Chris Greisen: NFL washout who spent a lot of time in the AFL and NFL Europe back when there was still such a thing. Put up decent #s in relief. BETTER THAN JAMARCUS

And lastly, the New York Sentinels
CJ Bacher: Has no bio or jersey number. Jamarcus wins this one by default. WORSE THAN JAMARCUS

Quinn Gray: Former Jaguar who has bounced around. I remember him having a 300 yard game against the Raiders when Garrard was hurt. Not doing too well in the UFL, but he's still more efficient than Jamarcus. BETTER THAN JAMARCUS.

Ingle Martin: Huh. The Denver Broncos have him listed on their roster too. Well, if he's better than Jamarcus in the NFL he's better than him in the UFL. BETTER THAN JAMARCUS.

Brohm was Green Bay's second rounder last year. After failing to beat out 7th rounder Matt Flynn for the backup job he was waived at the end of preseason this year and ended up on the Packers practice squad. That's a long way to fall for a guy thought to be the next coming of Drew Brees by many draft idiots. So now he's going to be holding a clipboard for the horrible Bills. Well, at least Green Bay saw that they made a mistake and actually DID SOMETHING ABOUT IT by cutting his ass. He has yet to throw an NFL pass, and if he did he couldn't be any worse than Jamarcus. SAME AS JAMARCUS.

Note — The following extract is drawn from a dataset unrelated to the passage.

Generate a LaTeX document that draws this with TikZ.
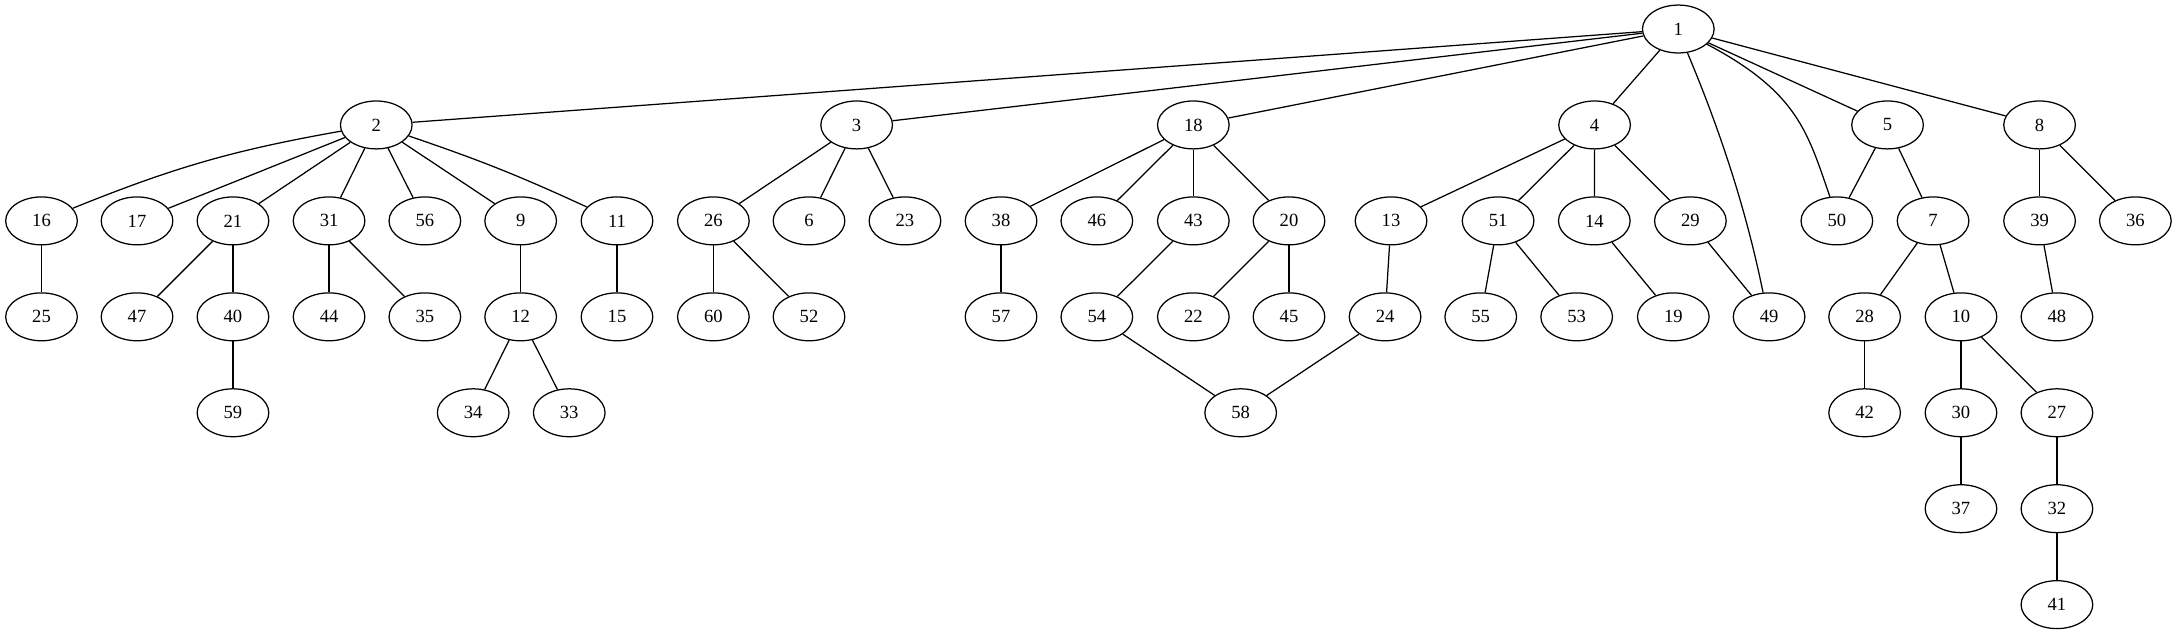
\documentclass[tikz,border=0pt]{standalone}
\usepackage{fontspec}
\setmainfont{Liberation Serif}
\usetikzlibrary{shapes.geometric}
\tikzset{
  vtx/.style={ellipse, draw, line width=0.9pt, minimum width=51.6pt, minimum height=34.5pt, inner sep=0pt, font=\fontsize{13.4}{15}\selectfont},
  edg/.style={line width=0.9pt}
}
\begin{document}
\begin{tikzpicture}[x=1pt,y=-1pt]
\useasboundingbox (0,0) rectangle (1568,457);
% row 0
\node[vtx] (n1) at (1208.8,20.9) {1};
% row 1
\node[vtx] (n2) at (271,90) {2};
\node[vtx] (n3) at (617,90) {3};
\node[vtx] (n18) at (859.5,90) {18};
\node[vtx] (n4) at (1148.5,90) {4};
\node[vtx] (n5) at (1359.5,90) {5};
\node[vtx] (n8) at (1469,90) {8};
% row 2
\node[vtx] (n16) at (29.9,159.1) {16};
\node[vtx] (n17) at (98.7,159.1) {17};
\node[vtx] (n21) at (167.8,159.1) {21};
\node[vtx] (n31) at (237,159.1) {31};
\node[vtx] (n56) at (306,159.1) {56};
\node[vtx] (n9) at (375,159.1) {9};
\node[vtx] (n11) at (444.4,159.1) {11};
\node[vtx] (n26) at (513.8,159.1) {26};
\node[vtx] (n6) at (582.7,159.1) {6};
\node[vtx] (n23) at (651.8,159.1) {23};
\node[vtx] (n38) at (721,159.1) {38};
\node[vtx] (n46) at (790,159.1) {46};
\node[vtx] (n43) at (859.5,159.1) {43};
\node[vtx] (n20) at (928.4,159.1) {20};
\node[vtx] (n13) at (1001.9,159.1) {13};
\node[vtx] (n51) at (1079,159.1) {51};
\node[vtx] (n14) at (1148.3,159.1) {14};
\node[vtx] (n29) at (1217.5,159.1) {29};
\node[vtx] (n50) at (1323,159.1) {50};
\node[vtx] (n7) at (1392.3,159.1) {7};
\node[vtx] (n39) at (1469,159.1) {39};
\node[vtx] (n36) at (1538,159.1) {36};
% row 3
\node[vtx] (n25) at (29.9,228.2) {25};
\node[vtx] (n47) at (98.7,228.2) {47};
\node[vtx] (n40) at (167.8,228.2) {40};
\node[vtx] (n44) at (237,228.2) {44};
\node[vtx] (n35) at (306,228.2) {35};
\node[vtx] (n12) at (375,228.2) {12};
\node[vtx] (n15) at (444.4,228.2) {15};
\node[vtx] (n60) at (513.8,228.2) {60};
\node[vtx] (n52) at (582.7,228.2) {52};
\node[vtx] (n57) at (721,228.2) {57};
\node[vtx] (n54) at (790,228.2) {54};
\node[vtx] (n22) at (859.5,228.2) {22};
\node[vtx] (n45) at (928.4,228.2) {45};
\node[vtx] (n24) at (997.6,228.2) {24};
\node[vtx] (n55) at (1066.5,228.2) {55};
\node[vtx] (n53) at (1135.6,228.2) {53};
\node[vtx] (n19) at (1205.2,228.2) {19};
\node[vtx] (n49) at (1274.2,228.2) {49};
\node[vtx] (n28) at (1343,228.2) {28};
\node[vtx] (n10) at (1412.4,228.2) {10};
\node[vtx] (n48) at (1481.5,228.2) {48};
% row 4
\node[vtx] (n59) at (167.8,297.3) {59};
\node[vtx] (n34) at (340.8,297.3) {34};
\node[vtx] (n33) at (410,297.3) {33};
\node[vtx] (n58) at (893.6,297.3) {58};
\node[vtx] (n42) at (1343,297.3) {42};
\node[vtx] (n30) at (1412.4,297.3) {30};
\node[vtx] (n27) at (1481.5,297.3) {27};
% row 5
\node[vtx] (n37) at (1412.4,366.4) {37};
\node[vtx] (n32) at (1481.5,366.4) {32};
% row 6
\node[vtx] (n41) at (1481.5,435.5) {41};
% edges
\draw[edg] (n1) -- (n2);
\draw[edg] (n1) -- (n3);
\draw[edg] (n1) -- (n18);
\draw[edg] (n1) -- (n4);
\draw[edg] (n1) -- (n5);
\draw[edg] (n1) -- (n8);
\draw[edg] (n1.-69) .. controls +(24.4,58) and +(-11.8,-58) .. (n49.104);
\draw[edg] (n1.-28) .. controls +(66.5,35) and +(-15.8,-45) .. (n50.106);
\draw[edg] (n2) to[bend right=6] (n16);
\draw[edg] (n2) -- (n17);
\draw[edg] (n2) -- (n21);
\draw[edg] (n2) -- (n31);
\draw[edg] (n2) -- (n56);
\draw[edg] (n2) -- (n9);
\draw[edg] (n2) to[bend left=3] (n11);
\draw[edg] (n16) -- (n25);
\draw[edg] (n21) -- (n47);
\draw[edg] (n21) -- (n40);
\draw[edg] (n40) -- (n59);
\draw[edg] (n31) -- (n44);
\draw[edg] (n31) -- (n35);
\draw[edg] (n9) -- (n12);
\draw[edg] (n12) -- (n34);
\draw[edg] (n12) -- (n33);
\draw[edg] (n11) -- (n15);
\draw[edg] (n3) -- (n26);
\draw[edg] (n3) -- (n6);
\draw[edg] (n3) -- (n23);
\draw[edg] (n26) -- (n60);
\draw[edg] (n26) -- (n52);
\draw[edg] (n18) -- (n38);
\draw[edg] (n18) -- (n46);
\draw[edg] (n18) -- (n43);
\draw[edg] (n18) -- (n20);
\draw[edg] (n38) -- (n57);
\draw[edg] (n43) -- (n54);
\draw[edg] (n54) -- (n58);
\draw[edg] (n20) -- (n22);
\draw[edg] (n20) -- (n45);
\draw[edg] (n4) -- (n13);
\draw[edg] (n4) -- (n51);
\draw[edg] (n4) -- (n14);
\draw[edg] (n4) -- (n29);
\draw[edg] (n13) -- (n24);
\draw[edg] (n24) -- (n58);
\draw[edg] (n51) -- (n55);
\draw[edg] (n51) -- (n53);
\draw[edg] (n14) -- (n19);
\draw[edg] (n29) -- (n49);
\draw[edg] (n5) -- (n50);
\draw[edg] (n5) -- (n7);
\draw[edg] (n7) -- (n28);
\draw[edg] (n7) -- (n10);
\draw[edg] (n28) -- (n42);
\draw[edg] (n10) -- (n30);
\draw[edg] (n10) -- (n27);
\draw[edg] (n30) -- (n37);
\draw[edg] (n27) -- (n32);
\draw[edg] (n32) -- (n41);
\draw[edg] (n8) -- (n39);
\draw[edg] (n8) -- (n36);
\draw[edg] (n39) -- (n48);
\end{tikzpicture}
\end{document}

So there it is. It takes a rare, special form of idiot to out-suck Jamarcus Russell. Pray that none of the handful of people worse than Jamarcus end up running your offense.


Neil said...

Mike McMahon is the original Ol' Plucky and thus, fuck him. Perhaps that is harsh, but, well, these are terrible times and they reduce all to awful beasts. I offer no apology.

Michael said...

Russ Michna is definitly better than Jamarcus. He holds passing records at Western Illinois University and led the Chicago Rush to the Championship game. Handed Tony Romo a loss in Tony's final college game of his career. It's just a matter of giving this guy an opportunity to play. Luck of the draw I suppose. I've seen him play and I know he should play in the NFL.